Madeline Schwartzman: Seeing Ourselves Now
It was not so long ago (in the early part of the late twentieth century) that the science of human perception converged with the theory of architecture. Architecture, a discipline devoted to understanding humans in spatial terms, seemed to be an appropriate fit with cognitive psychology, gestalt theory, the mechanics of vision, and of course, studies of the body’s sensory apparatus. The postulate of the era was seemingly straightforward: architecture is the design of spaces, humans perceive spaces, therefore a science of perception will give us better architecture.
Somewhere, along the not-so distant path between Arnheim and Norberg-Schulz, the straightforwardness of this approach was lost.
We could point fingers at the mushiness of phenomenology, or the appropriation of perceptual theories into a more subjective, and therefore untestable, hypothesis (after all, how does anyone really know what anyone else perceives?). Architecture based on a science of perception seemed too positivistic, too cold, too universal to be effective as an application for design. This doesn’t mean that a few striking examples were not produced (Zumthor), rather that the science, in the end, didn’t seem to match the complexity of architecture as a perceptual device. Architecture is at its best when it is awesome, blurry, vertiginous, comforting, confusing, sharp, tilted, dislocating and harmonious – and try as the twentieth century did, scientific applications reduced instead of enhanced.
Enter the 21st century.
Madeline Schwartzman – an artist, curator, filmmaker and architect – was in a plane crash in 2012. The wing of the plane she was in clipped a shuttle bus. This horrifying event sent her into a series of searching questions about spatial perception: for the particular instance of the crash, whether or not the pilot “felt” the wings of the plane.

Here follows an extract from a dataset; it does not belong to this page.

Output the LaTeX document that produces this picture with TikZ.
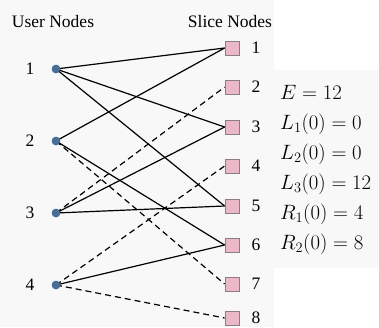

What has followed has been a flurry of work – two books, multiple talks, films, curated exhibitions, studio courses in design – based on the future of sensing. Unlike the twentieth-century version of spatial perception, today’s sensory apparatus is configured as an extremely intelligent, polyversal organism, capable of receiving thousands of conflicting inputs and processing them into human data – memories, signs, stimuli, environments, etc.. For Schwartzman, the future of sensing is post-subjective and technological – all cognition is through prostheses, and all prostheses are matters for design. The future of sensing is not only visual therefore, but a series of material extensions emanating from the human body. The human body becomes ultra-enhanced, materially-able to expand to its many environments and extra-spatial challenges. If this seems difficult to comprehend, think of a VR headset: the headset is a real thing, attached to a real body, and the worlds within the VR give that body different feelings. So, from the VR example, imagine ultra-long feely fingers, bulby underwater float fat, hair extensions that extend to the corners of a room, the room itself composed of the longest hair.
Madeline Schwartzman is uniquely generous. Her books read more like catalogs of different sensing visions, collections of works by artists, architects, photographers and digerati that index future sensing scenarios. Her collections of poems are really collections of other people’s poems, all hastily scribbled on the subway. There is always range in her work – in fact, her work is a range, a range of possibility in a future that is quickly becoming reality.
In architecture schools across the country, educators hope to impress upon their students the complexity of the built environment, now and into the future. A building is so much more than its technological achievement of standing up. Buildings have life-cycles. Buildings sit in the middle of cities and landscapes that are embroiled in human civilization. Buildings are economic and political creatures. Buildings inform ways of living and interacting. Buildings can be beautiful, and functional, and even symbolic – but no matter what, buildings belong to the realms of human beings. And, our understanding of what it means to be human is also becoming more and more complex. When we look at the work of Schwartzman, we glimpse – we look into the crystal ball of this utter complexity – and begin to see ways of articulating it in our own design work. Multiple tectonics begin to feel much more appropriate, multiple fronts, enhancement and hi-def. We begin to see ourselves anew – and by doing so, our spatial futures are thrown radically open.
Madeline Schwartzman is lecturing at AAU School of Architecture on Thursday, October 5, at 6pm. I’ll be there to see myself now.